Motschmann: Das meine ich mit >neue Türen öffnen<. Wer jetzt zum Beispiel in besonderer Weise Projekte zur Einbeziehung von Kindern und Jugendlichen schafft, der wird mit Sicherheit ein offenes Ohr finden. Andere Schwerpunkte sind genannt: die Brutstätten, die lebendige Szene, die zusätzlich profitieren soll von dem Projekt Kulturhauptstadt und von der Kulturförderung insgesamt. Diese Schwerpunktsetzung hin zur freien Szene, hin zu innovativer, kreativer Kulturentwicklung ist ein wichtiges Moment des Masterplanes. Wir wollen nicht, dass sich angesichts von möglicherweise weniger werdenden Mitteln Resignation breitmacht, das wäre entsetzlich für die Kultur.
Zett: Die zugrundeliegende Befürchtung ist die, dass Kunst jetzt immer etwas bringen und sich am Markt orientieren soll. Wenn van Gogh sich seinerzeit am Markt orientiert hätte, würde ihn heute keiner mehr sehen wollen, dann wäre er einer von vielen namenlosen Künstlern. Es sind ja oft die unbequemen Künstler, die eine Nachhaltigkeit haben. Was machen wir nun mit denen, die nicht so kompatibel sind?

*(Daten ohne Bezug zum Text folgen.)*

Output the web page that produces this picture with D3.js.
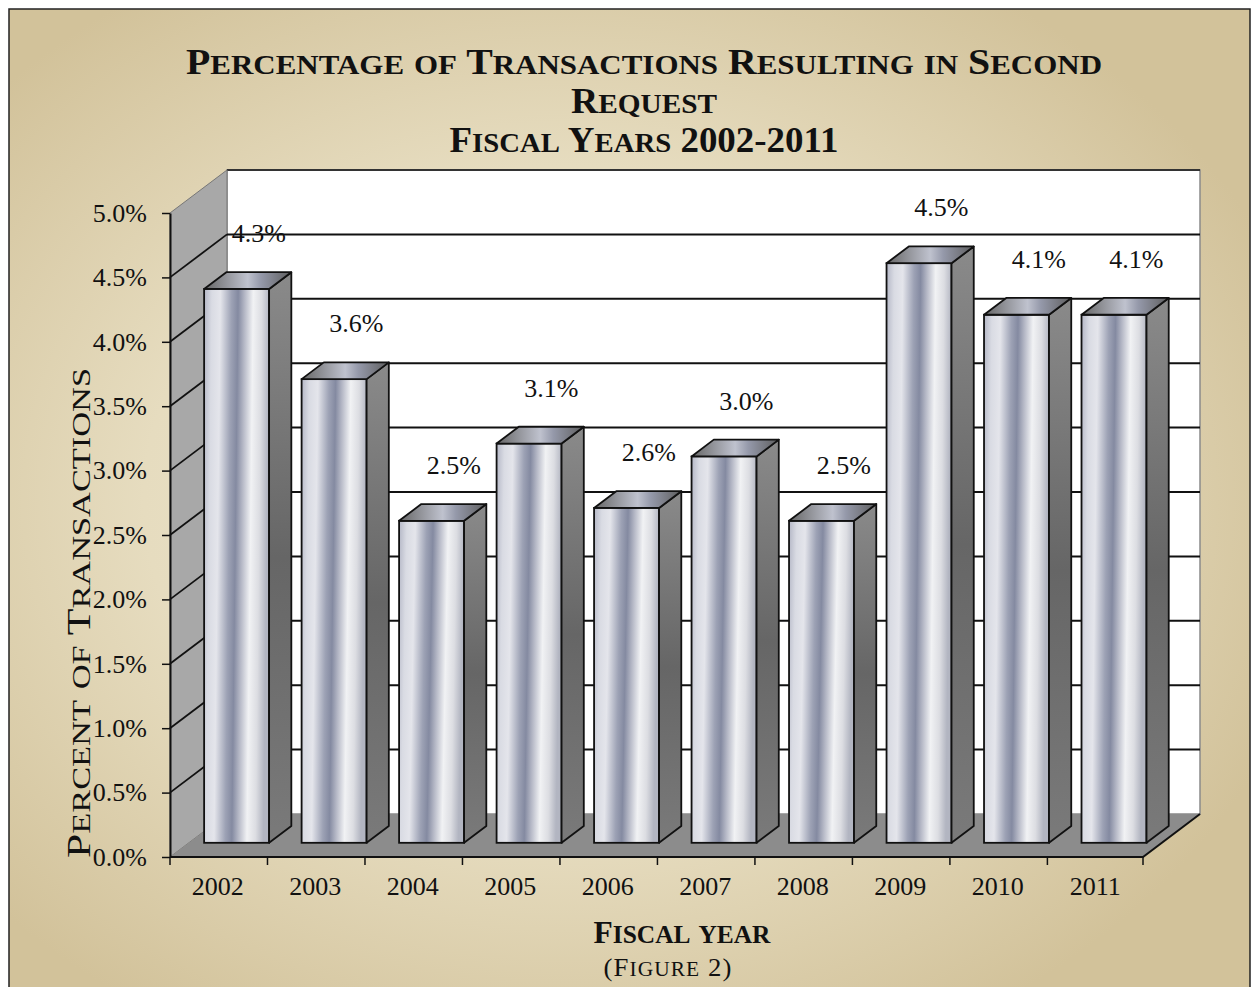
<!DOCTYPE html>
<html>
<head>
<meta charset="utf-8">
<script src="https://cdn.jsdelivr.net/npm/d3@7/dist/d3.min.js"></script>
<style>
body{margin:0;background:#fff}
text{font-family:"Liberation Serif","DejaVu Serif",serif;fill:#111}
</style>
</head>
<body>
<svg id="chart" width="1253" height="987"></svg>
<script>
// data
const years = ["2002","2003","2004","2005","2006","2007","2008","2009","2010","2011"];
const values = [4.3, 3.6, 2.5, 3.1, 2.6, 3.0, 2.5, 4.5, 4.1, 4.1];
const yTickValues = [0, 0.5, 1.0, 1.5, 2.0, 2.5, 3.0, 3.5, 4.0, 4.5, 5.0];
const titleLines = ["Percentage of Transactions Resulting in Second", "Request", "Fiscal Years 2002-2011"];
const yTitle = "Percent of Transactions";
const xTitle = "Fiscal year";
const note = "(Figure 2)";

const W = 1253, H = 987;
const pLeft = 170, pRight = 1143, pTop = 213, pBottom = 857;
const DX = 57, DY = -43;          // depth of the 3d box
const f0 = 0.33, f1 = 0.72;       // bar front / back depth fraction
const numSize = 26;

const svg = d3.select("#chart");
const defs = svg.append("defs");

// background
const bg = defs.append("radialGradient").attr("id","bg")
    .attr("cx","0.45").attr("cy","0.5").attr("r","0.62");
bg.append("stop").attr("offset","0").attr("stop-color","#efe9d6");
bg.append("stop").attr("offset","0.55").attr("stop-color","#e6dcbf");
bg.append("stop").attr("offset","1").attr("stop-color","#d2c29a");

// bar faces
const gFront = defs.append("linearGradient").attr("id","front")
    .attr("x1","0").attr("y1","0").attr("x2","1").attr("y2","0.1");
[[0,"#b4b7c6"],[0.12,"#d9dbe3"],[0.25,"#e4e5eb"],[0.42,"#9da2b5"],[0.52,"#848aa1"],
 [0.62,"#b5b8c6"],[0.75,"#f1f2f4"],[0.88,"#dcdde2"],[1,"#b2b5c1"]]
  .forEach(s=>gFront.append("stop").attr("offset",s[0]).attr("stop-color",s[1]));

const gSide = defs.append("linearGradient").attr("id","side")
    .attr("x1","0").attr("y1","0").attr("x2","0").attr("y2","1");
[[0,"#8a8a8a"],[0.5,"#666"],[1,"#7a7a7a"]]
  .forEach(s=>gSide.append("stop").attr("offset",s[0]).attr("stop-color",s[1]));

const gTop = defs.append("linearGradient").attr("id","topf")
    .attr("x1","0").attr("y1","0").attr("x2","1").attr("y2","0");
[[0,"#666"],[0.5,"#bfc2ce"],[0.65,"#9599aa"],[1,"#5e5e5e"]]
  .forEach(s=>gTop.append("stop").attr("offset",s[0]).attr("stop-color",s[1]));

svg.append("rect").attr("x",9).attr("y",9).attr("width",W-12).attr("height",H-6)
    .attr("fill","url(#bg)").attr("stroke","#222").attr("stroke-width",1.5);

// scales
const x = d3.scaleBand().domain(years).range([pLeft,pRight])
    .paddingInner(1/3).paddingOuter(0.157);
const y = d3.scaleLinear().domain([0,5]).range([pBottom,pTop]);

const P = pts => "M" + pts.map(p=>p.join(",")).join("L") + "Z";

// small caps made by hand: capitals/digits at full size, lower case as smaller capitals
function smallCaps(t, str, big, small) {
  const runs = [];
  for (const ch of str) {
    const isBig = !/[a-z]/.test(ch);
    if (runs.length && runs[runs.length-1].big === isBig) runs[runs.length-1].s += ch;
    else runs.push({big:isBig, s:ch});
  }
  runs.forEach(r => t.append("tspan").attr("font-size", r.big ? big : small).text(r.s.toUpperCase()));
  return t;
}

// walls
const box = svg.append("g");
box.append("rect").attr("x",pLeft+DX).attr("y",pTop+DY)
    .attr("width",pRight-pLeft).attr("height",pBottom-pTop)
    .attr("fill","#fff").attr("stroke","#8a8a8a").attr("stroke-width",1.5);
box.append("line").attr("x1",pLeft+DX).attr("x2",pRight+DX)
    .attr("y1",pTop+DY).attr("y2",pTop+DY).attr("stroke","#333").attr("stroke-width",2);
box.append("path")
    .attr("d",P([[pLeft,pTop],[pLeft+DX,pTop+DY],[pLeft+DX,pBottom+DY],[pLeft,pBottom]]))
    .attr("fill","#a8a8a8").attr("stroke","#777").attr("stroke-width",1);
box.append("path")
    .attr("d",P([[pLeft,pBottom],[pLeft+DX,pBottom+DY],[pRight+DX,pBottom+DY],[pRight,pBottom]]))
    .attr("fill","#8c8c8c");

// gridlines on back wall and side wall
const grid = yTickValues.filter(v=>v>0 && v<5);
box.selectAll(".gback").data(grid).join("line")
    .attr("x1",pLeft+DX).attr("x2",pRight+DX)
    .attr("y1",d=>y(d)+DY).attr("y2",d=>y(d)+DY)
    .attr("stroke","#111").attr("stroke-width",2);
box.selectAll(".gside").data(grid).join("line")
    .attr("x1",pLeft).attr("x2",pLeft+DX)
    .attr("y1",d=>y(d)).attr("y2",d=>y(d)+DY)
    .attr("stroke","#111").attr("stroke-width",1.8);

// bars
const bw = x.bandwidth();
const bars = svg.append("g").selectAll("g").data(years.map((k,i)=>({k,v:values[i]}))).join("g");
bars.append("rect")
    .attr("x",d=>x(d.k)+DX*f0).attr("y",d=>y(d.v)+DY*f0)
    .attr("width",bw).attr("height",d=>y(0)-y(d.v))
    .attr("fill","url(#front)").attr("stroke","#111").attr("stroke-width",1.8);
bars.append("path")
    .attr("d",d=>{const a=x(d.k), yv=y(d.v);
        return P([[a+bw+DX*f0,yv+DY*f0],[a+bw+DX*f1,yv+DY*f1],[a+bw+DX*f1,y(0)+DY*f1],[a+bw+DX*f0,y(0)+DY*f0]]);})
    .attr("fill","url(#side)").attr("stroke","#111").attr("stroke-width",1.8).attr("stroke-linejoin","round");
bars.append("path")
    .attr("d",d=>{const a=x(d.k), yv=y(d.v);
        return P([[a+DX*f0,yv+DY*f0],[a+bw+DX*f0,yv+DY*f0],[a+bw+DX*f1,yv+DY*f1],[a+DX*f1,yv+DY*f1]]);})
    .attr("fill","url(#topf)").attr("stroke","#111").attr("stroke-width",1.8).attr("stroke-linejoin","round");

// value labels
bars.append("text")
    .attr("x",d=>x(d.k)+bw/2+DX*f1)
    .attr("y",d=>y(d.v)+DY*f1-30)
    .attr("text-anchor","middle").attr("font-size",numSize)
    .text(d=>d.v.toFixed(1)+"%");

// y axis
const yAxis = svg.append("g").attr("transform",`translate(${pLeft},0)`)
    .call(d3.axisLeft(y).tickValues(yTickValues).tickSize(8).tickSizeOuter(0).tickPadding(15)
        .tickFormat(d=>d.toFixed(1)+"%"));
yAxis.select(".domain").attr("stroke","#111").attr("stroke-width",2);
yAxis.selectAll(".tick line").attr("stroke","#111").attr("stroke-width",1.5);
yAxis.selectAll(".tick text").attr("font-size",numSize).attr("font-family",null).attr("fill","#111");

// x axis (labels at band centres, ticks at band edges)
const xAxis = svg.append("g").attr("transform",`translate(0,${pBottom})`)
    .call(d3.axisBottom(x).tickSize(0).tickPadding(20));
xAxis.select(".domain").remove();
xAxis.selectAll(".tick text").attr("font-size",numSize).attr("font-family",null).attr("fill","#111");
const edges = years.map((k,i)=>pLeft + i*x.step()).concat([pRight]);
svg.append("g").selectAll("line").data(edges).join("line")
    .attr("x1",d=>d).attr("x2",d=>d).attr("y1",pBottom).attr("y2",pBottom+8)
    .attr("stroke","#111").attr("stroke-width",1.5);
svg.append("path").attr("d",`M${pLeft},${pBottom}L${pRight},${pBottom}L${pRight+DX},${pBottom+DY}`)
    .attr("fill","none").attr("stroke","#111").attr("stroke-width",2);

// titles
const tl = [[74,916],[113,146],[152,389]];
titleLines.forEach((line,i)=>{
  const t = svg.append("text").attr("x",644).attr("y",tl[i][0])
      .attr("text-anchor","middle").attr("font-weight","bold")
      .attr("textLength",tl[i][1]).attr("lengthAdjust","spacingAndGlyphs");
  smallCaps(t, line, 36, 28);
});

smallCaps(svg.append("text").attr("transform","translate(90,613) rotate(-90)")
    .attr("text-anchor","middle")
    .attr("textLength",490).attr("lengthAdjust","spacingAndGlyphs"), yTitle, 33, 26);

smallCaps(svg.append("text").attr("x",682).attr("y",943).attr("text-anchor","middle")
    .attr("font-weight","bold")
    .attr("textLength",177).attr("lengthAdjust","spacingAndGlyphs"), xTitle, 31, 25);

smallCaps(svg.append("text").attr("x",668).attr("y",976).attr("text-anchor","middle")
    .attr("letter-spacing",1)
    .attr("textLength",129).attr("lengthAdjust","spacingAndGlyphs"), note, 25, 20);
</script>
</body>
</html>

Motschmann: Genau das sind die Freiräume und die Brutstätten. Wir wollen keine bequeme Kultur, auch keine Kultur, die dem Zeitgeist nach dem Munde redet, sondern wir wollen eine lebendige Kultur, die immer auch ein Stück im Widerspruch zu bestimmten Entwicklungen steht. Natürlich gibt es Kunst, die viele auf Anhieb schön finden, das hat man hier gesehen an den großen Ausstellungen. Auch bei Theater oder Film gibt es welche, die sind sofort ein Renner und es gibt andere, die werden es nie sein und sind doch von hoher Qualität. Und genau da setzt dann die Kulturförderung ein, dass sie dort Freiräume erkennt und schützt.